It’s been a long time since we’ve gotten into a fight. We’ve argued a few times here and there but we never got to the point where one or both of us were upset enough to go to bed without fixing things. I know it’s more frustration than anger. I know you have so many questions and I’m failing to articulate exactly how I feel. I’d like to blame it on the fact that there is so many things going on that the feels kinda feel jumbled together. I can’t make out what goes where and that hasn’t helped us tonight. So, in an effort to fix things when you awake in the morning, I’m going to try now.
The decision is made. It’s final. I know that. I asked you to come home and I’m not taking that back. But, with you coming home there are things that will happen, things that will change that I need to mentally prepare for. Tonight was one of those nights that I tried and miserably failed to explain that to you. And essentially that is what it all comes down to. And yes, I know, I shut down when you decided to leave. But, I swear to you I’m not shutting down now. I’m just trying to manage all the emotions of my life.

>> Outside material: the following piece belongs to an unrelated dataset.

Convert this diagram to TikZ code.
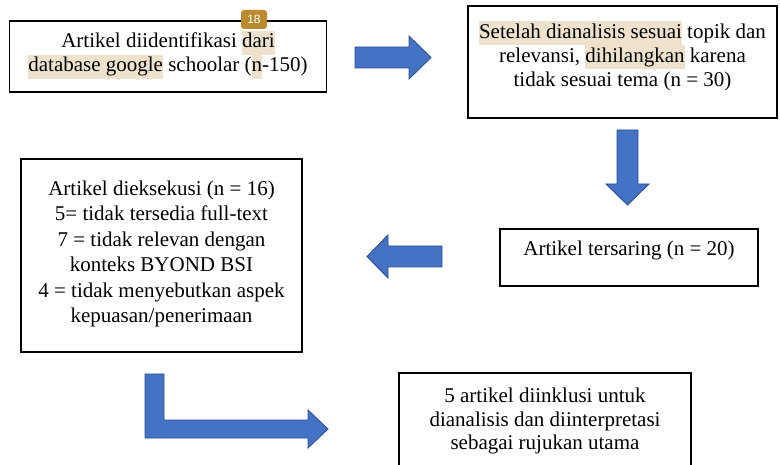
\documentclass[tikz,border=0pt]{standalone}
\usepackage{fontspec}
\setmainfont{Liberation Serif}
\newfontfamily\badgefont{Liberation Sans}
\definecolor{hlc}{RGB}{238,226,204}
\definecolor{arrfill}{RGB}{68,114,196}
\definecolor{arrdraw}{RGB}{47,82,143}
\definecolor{badgec}{RGB}{187,138,48}
\newcommand\hlword[1]{{\setlength{\fboxsep}{0pt}\colorbox{hlc}{\strut #1}}}
\tikzset{
  boxn/.style={draw=black, line width=1.1pt, rectangle, inner sep=0pt},
  txt/.style={align=center, font=\fontsize{21}{24}\selectfont, inner sep=0pt},
  blockarrow/.style={fill=arrfill, draw=arrdraw, line width=0.9pt, line join=miter},
}
\begin{document}
\begin{tikzpicture}[x=1pt, y=-1pt]
\useasboundingbox (0,0) rectangle (780,465);
\clip (0,0) rectangle (780,465);
\fill[white] (0,0) rectangle (780,465);

% boxes
\node[boxn, minimum width=317pt, minimum height=71pt] (b1) at (168,56.5) {};
\node[boxn, minimum width=309pt, minimum height=112pt] (b2) at (622.5,62) {};
\node[boxn, minimum width=281pt, minimum height=193pt] (b3) at (161.5,255.5) {};
\node[boxn, minimum width=258pt, minimum height=57pt] (b4) at (629,257.5) {};
\node[boxn, minimum width=292pt, minimum height=102pt] (b5) at (545,424) {};

% texts
\node[txt] (t1) at (168,55) {Artikel diidentifikasi \hlword{dari}\\\hlword{database google} schoolar (\hlword{n}-150)};
\node[txt] (t2) at (622.5,56) {\hlword{Setelah dianalisis sesuai} topik dan\\relevansi, \hlword{dihilangkan} karena\\tidak sesuai tema (n = 30)};
\node[txt, font=\fontsize{21}{25.5}\selectfont] (t3) at (161.5,254) {Artikel dieksekusi (n = 16)\\5= tidak tersedia full-text\\7 = tidak relevan dengan\\konteks BYOND BSI\\4 = tidak menyebutkan aspek\\kepuasan/penerimaan};
\node[txt] (t4) at (629,250) {Artikel tersaring (n = 20)};
\node[txt, font=\fontsize{21}{23.5}\selectfont] (t5) at (545,421) {5 artikel diinklusi untuk\\dianalisis dan diinterpretasi\\sebagai rujukan utama};

% badge
\node[fill=badgec, rounded corners=3pt, minimum width=26pt, minimum height=19pt, inner sep=0pt, text=white, font=\badgefont\fontsize{12}{12}\selectfont] (badge) at (254,19.5) {18};

% block arrows
\draw[blockarrow] (355,47) -- (409,47) -- (409,36) -- (431,57.5) -- (409,79) -- (409,68) -- (355,68) -- cycle;
\draw[blockarrow] (617,130) -- (638,130) -- (638,184) -- (649,184) -- (627.5,205) -- (606,184) -- (617,184) -- cycle;
\draw[blockarrow] (442,246) -- (388,246) -- (388,235) -- (367,256.5) -- (388,278) -- (388,267) -- (442,267) -- cycle;
\draw[blockarrow] (145,374) -- (164,374) -- (164,420) -- (308,420) -- (308,410) -- (328,429) -- (308,448) -- (308,438) -- (145,438) -- cycle;
\end{tikzpicture}
\end{document}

Four weeks. That’s how long you’ll stay with us. In my home. Steps away from your arms. We’ll all coexist like we’ve done weekends here and there. We’ll get up and be some sort of oddly shaped family. I get to kiss him goodbye. You get to kiss me goodbye. And then you and Bug spend the hours while we are at work together. All of that is where my mind gets fuzzy.
We’ve never lived together before. Sure we’ve spent a lot of time together at each other’s homes. But, you’re actually setting up camp. I once – during a span of a few days I believe – went on a would you still want me question escapade with Bekah. Well, not really questions, more of statements, but the undertone of it was asking whether or not she’d still love me if I was like that. And now, those same things whirl through me head with you. I’m an odd creature and four weeks is a long time to realize how incredibly odd I am. And even with that, although I am always open with you, you’ll see vulnerability. Not in a bad way. But, with all the other emotions in me I’m incredibly raw.
And then there’s Bug. The idea of the two of you hanging out, learning about each other warms my heart and soul. For all intent and purpose he has another mama. And when I think of you two building that bond, well…
Proximity. After the four weeks are up you’ll head to Seattle. A two and a half hour drive. No longer five hours. No longer an intense plane ride. Two and a half hours. Heck, I can even drive up there! And yes, as you read that sentence the thought in your head of “ya right,” is right. I love you, but I hate driving. Even so, it’s an overwhelming feeling to know that my other part of my heart isn’t in a different time zone. She’s right here. And that scares me with both excitement and fear. Excitement for all the adventures. Fear because I don’t do well with change.
Just me. You keep saying that. You want just me. You don’t want anyone else. Polyamory has defined and shaped me this last year plus. I never thought I’d be able to be who I am because of my beliefs. Then you showed up and changed that. I don’t know how but you did. My heart and home opened up to you and nothing feels right unless you’re a part of it. At that same time you aren’t like that. And that is probably the biggest hurdle when you move home.
I’m not judging you. I feel honored to be loved by you. I feel honored that you want what I can give you. But, I still feel you deserve so much more. J is my number one. He always will be. Openly he is my only. You are content with that. You enjoy our private rendezvous and secret dates. You don’t mind my family seeing you as one of my best friends. You don’t mind that I will kiss J in public, hug him, tell him how much I love and adore him. You are content with all of that for you in private. And it kills me.
You deserve so much more.
You deserve someone who will court you will flowers and balloons, a horse drawn carriage, a picnic in the park. You deserve someone who will hold your hand and gaze in your eyes with incredible admiration as someone explains how proud they are of you. You deserve someone who will spin you around and kiss you just because as you run for covers in the rain. You deserve thousands of posted pictures declaring your love for each other. You deserve someone who doesn’t have to hide who they are to love you.
You deserve so much more.
And that’s the issue. The proximity, the time you’ll be in my home, the decision that you’re actually coming home are barely issues to be concerned about. It’s the fact that I feel I can’t give you what I fully, with all of my heart, believe you deserve. It’s the fact that you think you deserve me. It’s the fact that I think you deserve openness. It’s the fact you are okay with the closet. I want more for you. More that I can’t give you. You just want me to live in the now.
When you move back home we’ll have been together a year and a half. We’ve been through so much in that time. So much has happened, so much has changed. What hasn’t changed is this feeling. I swear to you Janie, I will not shut you out. When you are here I will live in the now, I will love you the only way that I can. But, at night, when you retreat to your room and I to mine, while I lie in the arms of my husband listening to his breathing, there is nothing I want more than for you to have that freedom as well.
I love you and I know we’ll get through this. We always do. But, I just want you to know my heart is yours, but I’m willing to break it if that meant your heart could be given to someone else who can love you the way you should be loved.